Los Angeles is expected to avoid some 1085 deaths during an extreme heat wave under a 1.5 C scenario, and 759 deaths under a 2 degree C scenario. Chicago would avoid around 875 (1.5 C) and 636 (2 C) deaths.
In short, there's a lot of lives either spared or dead, between a world with 1.5 or 2 C versus 3 C of warming. "It's easy to think that one degree doesn't make a difference," noted Lo. "But there's a lot of difference."
That so many lives would be spared from extreme heat is little surprise.
"We know that severe heat can have severe health effects," said Noah Diffenbaugh, a climate scientist at Stanford University who had no role in study.
Diffenbaugh's research has found that, if carbon emissions keep increasing, much of the globe will experience "the permanent emergence of unprecedented summer heat" in the coming decades.
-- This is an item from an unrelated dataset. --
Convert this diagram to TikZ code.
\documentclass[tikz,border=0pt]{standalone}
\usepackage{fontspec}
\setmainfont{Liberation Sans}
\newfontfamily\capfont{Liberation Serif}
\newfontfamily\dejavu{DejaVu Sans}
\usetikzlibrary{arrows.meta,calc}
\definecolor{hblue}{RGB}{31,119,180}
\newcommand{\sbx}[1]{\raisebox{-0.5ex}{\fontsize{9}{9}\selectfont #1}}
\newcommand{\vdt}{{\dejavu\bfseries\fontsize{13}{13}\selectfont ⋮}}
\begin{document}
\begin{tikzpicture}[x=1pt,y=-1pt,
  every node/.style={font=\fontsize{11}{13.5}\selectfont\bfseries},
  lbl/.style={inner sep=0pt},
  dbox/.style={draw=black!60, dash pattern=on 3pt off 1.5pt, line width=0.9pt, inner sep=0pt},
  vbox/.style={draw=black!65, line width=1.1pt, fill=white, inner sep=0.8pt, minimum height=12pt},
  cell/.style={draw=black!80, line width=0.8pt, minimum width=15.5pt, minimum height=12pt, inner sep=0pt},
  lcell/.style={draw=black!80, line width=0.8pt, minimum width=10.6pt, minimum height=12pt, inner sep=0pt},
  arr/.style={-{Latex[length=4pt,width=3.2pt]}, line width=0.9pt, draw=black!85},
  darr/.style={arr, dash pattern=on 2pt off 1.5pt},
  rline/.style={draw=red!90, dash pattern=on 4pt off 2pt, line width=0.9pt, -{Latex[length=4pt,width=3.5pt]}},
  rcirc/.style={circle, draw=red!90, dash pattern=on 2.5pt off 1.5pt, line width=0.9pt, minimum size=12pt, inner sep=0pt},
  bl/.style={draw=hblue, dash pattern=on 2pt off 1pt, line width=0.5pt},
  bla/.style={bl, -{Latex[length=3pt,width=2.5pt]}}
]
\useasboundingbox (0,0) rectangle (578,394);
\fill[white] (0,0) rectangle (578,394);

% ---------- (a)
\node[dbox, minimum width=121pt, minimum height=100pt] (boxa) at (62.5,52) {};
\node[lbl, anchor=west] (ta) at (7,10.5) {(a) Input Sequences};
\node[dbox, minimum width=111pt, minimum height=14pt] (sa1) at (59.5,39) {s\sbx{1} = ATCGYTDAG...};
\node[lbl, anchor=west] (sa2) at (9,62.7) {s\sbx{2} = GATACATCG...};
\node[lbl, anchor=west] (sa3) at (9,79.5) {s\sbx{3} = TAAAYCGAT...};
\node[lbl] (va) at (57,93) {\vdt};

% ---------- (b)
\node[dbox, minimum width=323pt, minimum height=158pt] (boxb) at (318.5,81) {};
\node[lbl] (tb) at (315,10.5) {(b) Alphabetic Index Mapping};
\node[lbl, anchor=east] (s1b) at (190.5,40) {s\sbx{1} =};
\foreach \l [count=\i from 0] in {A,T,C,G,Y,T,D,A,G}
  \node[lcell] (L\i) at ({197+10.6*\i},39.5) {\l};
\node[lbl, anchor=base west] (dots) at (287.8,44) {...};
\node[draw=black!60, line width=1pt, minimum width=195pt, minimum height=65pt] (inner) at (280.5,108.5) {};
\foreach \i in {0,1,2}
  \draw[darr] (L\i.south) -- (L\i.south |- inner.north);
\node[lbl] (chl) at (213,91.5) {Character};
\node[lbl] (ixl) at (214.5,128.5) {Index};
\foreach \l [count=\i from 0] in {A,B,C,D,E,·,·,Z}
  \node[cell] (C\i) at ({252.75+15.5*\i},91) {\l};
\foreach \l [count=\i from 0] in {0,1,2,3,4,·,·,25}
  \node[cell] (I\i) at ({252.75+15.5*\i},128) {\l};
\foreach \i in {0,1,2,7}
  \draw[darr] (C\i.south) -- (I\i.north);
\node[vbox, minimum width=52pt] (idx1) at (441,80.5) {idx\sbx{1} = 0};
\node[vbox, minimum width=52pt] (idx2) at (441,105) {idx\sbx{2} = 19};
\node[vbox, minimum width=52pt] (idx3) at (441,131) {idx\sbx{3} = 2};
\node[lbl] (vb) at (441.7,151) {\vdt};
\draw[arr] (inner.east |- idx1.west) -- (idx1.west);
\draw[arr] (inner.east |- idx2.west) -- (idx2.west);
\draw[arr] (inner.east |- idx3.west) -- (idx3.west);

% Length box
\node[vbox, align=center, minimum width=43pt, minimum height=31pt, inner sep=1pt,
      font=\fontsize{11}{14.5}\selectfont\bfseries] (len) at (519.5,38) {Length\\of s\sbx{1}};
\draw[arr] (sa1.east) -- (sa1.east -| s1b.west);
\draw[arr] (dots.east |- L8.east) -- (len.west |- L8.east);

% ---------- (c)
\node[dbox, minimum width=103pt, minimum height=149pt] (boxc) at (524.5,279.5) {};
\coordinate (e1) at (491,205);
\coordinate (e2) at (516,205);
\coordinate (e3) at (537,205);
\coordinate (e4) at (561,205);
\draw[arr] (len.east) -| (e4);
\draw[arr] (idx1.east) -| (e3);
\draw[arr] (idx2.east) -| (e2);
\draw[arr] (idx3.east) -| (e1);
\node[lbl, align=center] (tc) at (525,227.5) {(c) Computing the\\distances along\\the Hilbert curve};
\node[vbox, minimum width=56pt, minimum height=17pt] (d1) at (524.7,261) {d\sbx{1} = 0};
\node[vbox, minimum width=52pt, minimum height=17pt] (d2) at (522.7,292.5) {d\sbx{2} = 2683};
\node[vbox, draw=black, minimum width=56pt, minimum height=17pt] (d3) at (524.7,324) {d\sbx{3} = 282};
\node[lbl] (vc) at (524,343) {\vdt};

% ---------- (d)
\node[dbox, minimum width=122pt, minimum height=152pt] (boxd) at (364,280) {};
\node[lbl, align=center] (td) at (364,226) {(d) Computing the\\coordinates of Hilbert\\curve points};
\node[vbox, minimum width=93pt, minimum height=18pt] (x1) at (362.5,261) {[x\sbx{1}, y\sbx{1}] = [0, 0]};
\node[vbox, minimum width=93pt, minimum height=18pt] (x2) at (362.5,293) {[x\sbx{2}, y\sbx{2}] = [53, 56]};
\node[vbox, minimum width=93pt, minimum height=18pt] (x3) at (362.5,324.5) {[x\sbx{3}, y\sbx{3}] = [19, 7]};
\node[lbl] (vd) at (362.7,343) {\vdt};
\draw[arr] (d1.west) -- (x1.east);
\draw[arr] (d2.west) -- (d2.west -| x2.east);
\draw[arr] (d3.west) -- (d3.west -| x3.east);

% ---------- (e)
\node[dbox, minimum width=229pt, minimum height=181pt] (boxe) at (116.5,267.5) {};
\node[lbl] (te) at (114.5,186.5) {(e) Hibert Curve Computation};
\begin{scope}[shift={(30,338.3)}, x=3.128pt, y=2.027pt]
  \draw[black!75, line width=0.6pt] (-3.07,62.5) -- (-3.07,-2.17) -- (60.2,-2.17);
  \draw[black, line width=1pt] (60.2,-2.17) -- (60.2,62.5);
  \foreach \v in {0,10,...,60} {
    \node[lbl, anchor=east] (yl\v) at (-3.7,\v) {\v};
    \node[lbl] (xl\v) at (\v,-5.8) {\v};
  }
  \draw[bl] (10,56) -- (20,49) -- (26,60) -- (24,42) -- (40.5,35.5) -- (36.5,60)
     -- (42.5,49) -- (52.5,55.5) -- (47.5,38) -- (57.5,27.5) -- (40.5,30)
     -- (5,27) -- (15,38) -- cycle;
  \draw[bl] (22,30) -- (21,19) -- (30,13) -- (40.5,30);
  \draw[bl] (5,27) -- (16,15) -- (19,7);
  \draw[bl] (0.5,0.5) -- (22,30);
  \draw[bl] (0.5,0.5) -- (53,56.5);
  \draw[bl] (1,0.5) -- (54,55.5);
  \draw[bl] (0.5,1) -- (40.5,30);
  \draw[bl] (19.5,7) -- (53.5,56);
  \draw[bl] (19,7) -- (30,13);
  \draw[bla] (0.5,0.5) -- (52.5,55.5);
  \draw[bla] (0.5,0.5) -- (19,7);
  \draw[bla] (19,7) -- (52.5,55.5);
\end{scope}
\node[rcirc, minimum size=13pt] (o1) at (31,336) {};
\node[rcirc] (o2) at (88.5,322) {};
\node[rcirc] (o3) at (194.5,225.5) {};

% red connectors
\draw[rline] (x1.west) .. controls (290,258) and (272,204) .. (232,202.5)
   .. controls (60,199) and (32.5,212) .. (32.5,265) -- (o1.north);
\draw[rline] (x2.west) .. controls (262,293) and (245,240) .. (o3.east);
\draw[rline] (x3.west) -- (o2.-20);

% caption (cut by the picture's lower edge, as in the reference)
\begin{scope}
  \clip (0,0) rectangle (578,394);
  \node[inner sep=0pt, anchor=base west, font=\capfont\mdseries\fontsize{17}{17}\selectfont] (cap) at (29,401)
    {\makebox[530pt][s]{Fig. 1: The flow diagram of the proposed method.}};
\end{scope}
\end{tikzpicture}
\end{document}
This means, by mid-century, even "cool" summers will be hotter than the hottest summers we experience today.
But, he emphasized, the consequences of climate change aren't a future idea. They're here. "It's already clear that we are experiencing impacts from the global warming that's already happened," he said.
Greenland is experiencing unprecedented melting. Western U.S. states are prepping for long-term droughts. The West is has entered a new, potent fire regime. Massive glaciers are vanishing in front of scientists' eyes. Sea creatures are fleeing their warming homes. The cost of beer is projected to rise as extreme weather ravages barley yields. The only thing really keeping the climate from completely going off the rails is the ocean, which naturally absorbs bounties of carbon dioxide. But the seas can only soak up so much of the gas.
Although this research improves our understanding of how heat waves will impact the U.S. populace, there are still some weighty questions, noted Justin Mankin, who researches climate change at Dartmouth College and had no involvement in the study.
Of note, there's a tremendous amount of difference between how each city's inhabitants react to heat waves, with people in Phoenix experiencing a far lower mortality rate than folks in New York City, Mankin noted. Indeed, Arizonians may be better adapted to handle high temperatures, or have buildings better designed to keep cool. In short, things in New York City — which is projected to have the largest losses — could change in time for better, or for worse. Without understanding how future New Yorkers will respond to more extreme heat, it's difficult to know if Lo's death projections are too high, or too low.
"So it’s pretty tough to say whether the estimates here are conservative or aggressive," said Mankin.
Also, a big factor in any heat wave is humidity, which makes it challenging for people to cool off. The scope of this study looked only at temperature, but it's really the "heat-humidity" combo that makes a sweltering New York all the more dangerous than a bone dry Phoenix. Unfortunately for the denizens of U.S. cities, humidity is expected to increase as global temperatures rise (the air holds more moisture as the climate warms).
But the big picture is clear, noted Mankin. Weighing temperature alone, the fate of many people in the U.S. differs substantially between a climate stabilized at 1.5 C or 2 C of warming, versus an extreme 3 C.
Lo thinks Americans should take notice, specifically because the federal government is currently led by the Trump administration, which has repeatedly proved hostile to climate science. Incredibly, one of the president's science advisors is adamant that the planet is in dire need of more carbon dioxide.
"If I were a person in the U.S. and knew people in my own city could be affected by adverse temperatures, a reasonable thing would be to vote for a party that cares about climate," said Lo.